Instead of repealing Lawrence’s clean energy ordinance, an adviser wants to give it more teeth

photo by: Contributed

S. Mohsen Fatemi

After Lawrence fell far short of a clean energy target it set for 2025, city staff wanted to repeal the ordinance that set the target. But now, a city adviser wants to not only keep that ordinance, but give it more teeth.

The ordinance is known as Ordinance 9744, and it was passed by the City Commission in 2020. It set goals of powering all city facilities with renewable energy by 2025, and of transitioning to 100% renewable energy citywide – including in private businesses and homes – by 2035. But currently, only about 3% of the energy powering the city’s facilities is clean, as the Journal-World reported, and city staff has proposed replacing the goals with a new target of achieving “climate neutrality” by 2050.

The adviser who’s pushing back on that idea is S. Mohsen Fatemi, a doctoral candidate in the University of Kansas’ School of Public Affairs and Administration who serves on the city’s Sustainability Advisory Board. He thinks the problem with the original ordinance is that it doesn’t have a clear plan for making progress toward the goals or consequences when the city fails to achieve them.

“Experience over the past five years indicates that the primary limitation of Ordinance 9744 was not its goals, but the absence of a clear institutional implementation framework — including defined responsibility, operational authority, and accountability mechanisms,” Fatemi wrote in a document outlining his views on the ordinance.

When the Sustainability Advisory Board meets on Thursday, it’s expected to discuss the next steps on the ordinance and to review Fatemi’s proposal for changing it.

Fatemi outlines a number of problems he sees with the ordinance. Among other things, it has no dedicated funding, he writes, no city office or department designated to oversee it, no accountability if the city fails, and no “mechanisms for the city to meaningfully influence” utilities, property owners, developers or regulators.

And, while he says the ordinance’s goals aren’t the primary problem, he also calls them “untethered from implementation realities.”

What Fatemi is proposing would be an amendment to the existing city ordinance. It would require the city to develop a “renewable energy implementation plan” that would have monitoring and reporting requirements. And it would mandate that the city take “corrective action” if it failed to reach its targets.
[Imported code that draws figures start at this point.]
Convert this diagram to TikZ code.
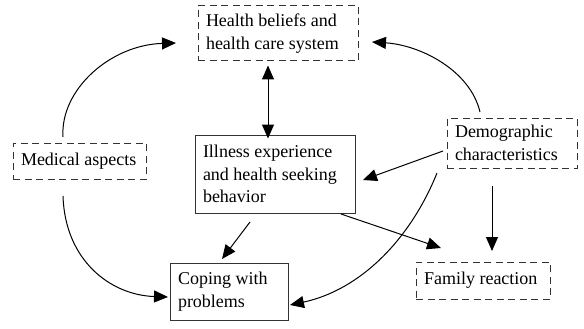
\documentclass[tikz,border=0pt]{standalone}
\usepackage{fontspec}
\setmainfont{Liberation Serif}
\usetikzlibrary{arrows.meta}
\hyphenpenalty=10000
\begin{document}
\begin{tikzpicture}[x=1pt,y=-1pt,
  box/.style={draw=black!80, line width=1pt, inner xsep=8pt, inner ysep=2pt, align=flush left, font=\fontsize{18}{22.5}\selectfont, anchor=center},
  dbox/.style={box, dash pattern=on 7pt off 4.5pt},
  arr/.style={-{Triangle[length=14pt,width=12pt]}, line width=1pt},
  darr/.style={{Triangle[length=14pt,width=12pt]}-{Triangle[length=14pt,width=12pt]}, line width=1pt}]
\useasboundingbox (0,0) rectangle (584,329);
\node[dbox, text width=144pt, minimum height=55pt] (hb) at (278,33.5) {Health beliefs and\\health care system};
\node[dbox, text width=117pt, minimum height=36pt] (ma) at (79.5,161) {Medical aspects};
\node[box, text width=144pt, minimum height=78pt] (ie) at (275,174) {Illness experience\\and health seeking\\behavior};
\node[box, text width=102pt, minimum height=57pt] (cp) at (229,291.5) {Coping with\\problems};
\node[dbox, text width=114pt, minimum height=50pt] (dc) at (512,143) {Demographic\\characteristics};
\node[dbox, text width=118pt, minimum height=37pt] (fr) at (483,280.5) {Family reaction};
\coordinate (hbL) at (176,43);
\coordinate (hbR) at (372,42);
\coordinate (cpL) at (168,297);
\draw[arr] (63,137) .. controls (60,90) and (110,45) .. (hbL);
\draw[arr] (480,112) .. controls (470,70) and (420,45) .. (hbR);
\draw[darr] (hb.south -| 268,0) ++(0,4) -- ([yshift=-4pt]ie.north -| 268,0);
\draw[arr] (443,151) -- (363,180);
\draw[arr] (437,173) .. controls (410,240) and (360,290) .. (290,305);
\draw[arr] (492,186) -- (492,251);
\draw[arr] (250,222) -- (222,259);
\draw[arr] (341,214) -- (441,248);
\draw[arr] (63,196) .. controls (65,260) and (110,295) .. (cpL);
\end{tikzpicture}
\end{document}
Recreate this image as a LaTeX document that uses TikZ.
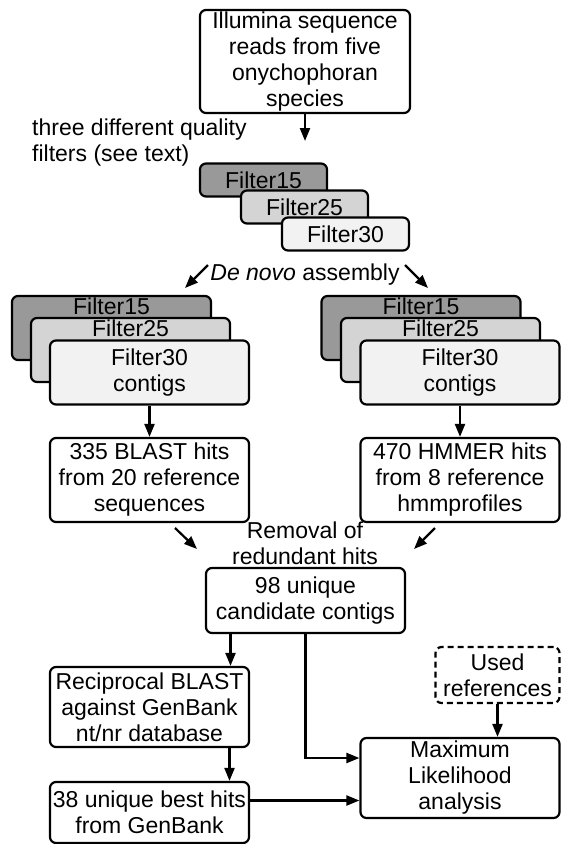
\documentclass[tikz,border=0pt]{standalone}
\usepackage{fontspec}
\setmainfont{Liberation Sans}
\usetikzlibrary{positioning,calc,arrows.meta}
\definecolor{fdark}{gray}{0.6}
\definecolor{fmid}{gray}{0.83}
\definecolor{flight}{gray}{0.95}

\begin{document}
\begin{tikzpicture}[
    x=1pt, y=-1pt,
    font=\fontsize{23}{26}\selectfont,
    box/.style={draw, line width=2.2pt, rounded corners=6pt, align=center, inner sep=1pt, fill=white},
    small/.style={box, minimum width=127pt, minimum height=33pt},
    stack/.style={box, minimum width=199pt, minimum height=64pt},
    top/.style={label={[anchor=base, yshift=-20pt, inner sep=0pt]north:#1}},
    arr/.style={-{Triangle[length=13pt, width=10pt]}, line width=2.2pt},
    lbl/.style={align=center, inner sep=1pt}
  ]
  \useasboundingbox (0,0) rectangle (560,844);
  % input reads and the three filters
  \node[box, minimum width=210pt, minimum height=103pt] (reads) at (305,61.5) {Illumina sequence\\reads from five\\onychophoran\\species};
  \node[lbl, align=left, anchor=west] (note) at (31,143) {three different quality\\filters (see text)};
  \node[small, fill=fdark] (f15) at (263.5,180) {Filter15};
  \node[small, fill=fmid] (f25) at (304.5,207) {Filter25};
  \node[small, fill=flight] (f30) at (345.5,234) {Filter30};
  \coordinate (filtin) at (305,141);
  \draw[arr] (reads.south) -- (filtin);
  % de novo assembly
  \node[lbl] (denovo) at (305,275) {\textit{De novo} assembly};
  \coordinate (dnl1) at (208,265);
  \coordinate (dnl2) at (185,288);
  \coordinate (dnr1) at (405,265);
  \coordinate (dnr2) at (428,288);
  \draw[arr] (dnl1) -- (dnl2);
  \draw[arr] (dnr1) -- (dnr2);
  % contig stacks
  \node[stack, fill=fdark, top=Filter15] (l15) at (111.5,328) {};
  \node[stack, fill=fmid, top=Filter25] (l25) at (130.5,350) {};
  \node[stack, fill=flight] (l30) at (149.5,372.5) {Filter30\\contigs};
  \node[stack, fill=fdark, top=Filter15] (r15) at (421,328) {};
  \node[stack, fill=fmid, top=Filter25] (r25) at (440.5,350) {};
  \node[stack, fill=flight] (r30) at (460,372.5) {Filter30\\contigs};
  % hits
  \node[box, minimum width=199pt, minimum height=84pt] (blast) at (149.5,480) {335 BLAST hits\\from 20 reference\\sequences};
  \node[box, minimum width=199pt, minimum height=84pt] (hmmer) at (460,480) {470 HMMER hits\\from 8 reference\\hmmprofiles};
  \draw[arr] (l30.south) -- (blast.north);
  \draw[arr] (r30.south) -- (hmmer.north);
  \node[lbl] (removal) at (305,543) {Removal of\\redundant hits};
  \coordinate (rml1) at (175,528);
  \coordinate (rml2) at (197,549);
  \coordinate (rmr1) at (435,528);
  \coordinate (rmr2) at (414,549);
  \draw[arr] (rml1) -- (rml2);
  \draw[arr] (rmr1) -- (rmr2);
  \node[box, minimum width=199pt, minimum height=65pt] (uniq) at (305.5,600.5) {98 unique\\candidate contigs};
  % GenBank check
  \node[box, minimum width=199pt, minimum height=80pt] (recip) at (149.5,707) {Reciprocal BLAST\\against GenBank\\nt/nr database};
  \node[box, minimum width=199pt, minimum height=61pt] (best) at (149.5,812.5) {38 unique best hits\\from GenBank};
  \node[box, dash pattern=on 6pt off 4pt, minimum width=124pt, minimum height=56pt] (used) at (497.5,675) {Used\\references};
  \node[box, minimum width=199pt, minimum height=80pt] (ml) at (460,778) {Maximum\\Likelihood\\analysis};
  \draw[arr] ([xshift=-75pt]uniq.south) -- ([xshift=-75pt]uniq.south |- recip.north);
  \draw[arr] ([xshift=80pt]recip.south) -- ([xshift=80pt]recip.south |- best.north);
  \draw[arr] (uniq.south) |- ([yshift=20pt]ml.west);
  \draw[arr] ([yshift=12pt]best.east) -- ([yshift=12pt]best.east -| ml.west);
  \draw[arr] (used.south) -- (used.south |- ml.north);
\end{tikzpicture}
\end{document}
As currently outlined, Fatemi’s proposal doesn’t contain concrete details about what the timeline for acineving clean energy would be or what the “corrective action plans” would look like if the city failed to meet its targets. It does say there would be some sort of “independent review mechanism” if the city consistently misses its goals, and it also includes some details about how the reporting would work. Staff would have to report regularly to the Lawrence City Commission about its progress toward the clean energy goals, and there would have to be a “transparency dashboard” for sharing information with the public.

Though Fatemi identified a lack of funding as one of the ordinance’s weaknesses, his proposal doesn’t call for the city to provide any new funding or hire any new staff. He says it could be funded instead by grants or other outside funding sources and from “cost savings achieved through energy efficiency improvements.”

Fatemi’s proposal would differ greatly from the plan that city staff has been discussing. Staff wants the City Commission to completely repeal the ordinance and replace it with the “climate neutrality” goal.

Climate neutrality doesn’t mean the city would have to convert entirely to renewable energy. Instead, it would have to balance out its greenhouse gas emissions with removals or offsets so they would have no net impact on the climate system.

Previously, city sustainability director Kathy Richardson told the Journal-World she thought the goal of 100% renewable energy by 2035 was unrealistic. “I don’t know anybody in this field that would say that is in any way doable,” she said.

Fatemi, for his part, believes that the climate neutrality proposal would “sidestep” the city’s energy and climate challenges.

“Ordinance 9744 did not fail because its goals were unreasonable; it faltered because the city never built the governance capacity required to pursue them,” he wrote. “Replacing it with a less binding framework does not resolve that mismatch — it normalizes it.”

The Sustainability Advisory Board will meet at 6 p.m. Thursday at City Hall, 6 E. Sixth St.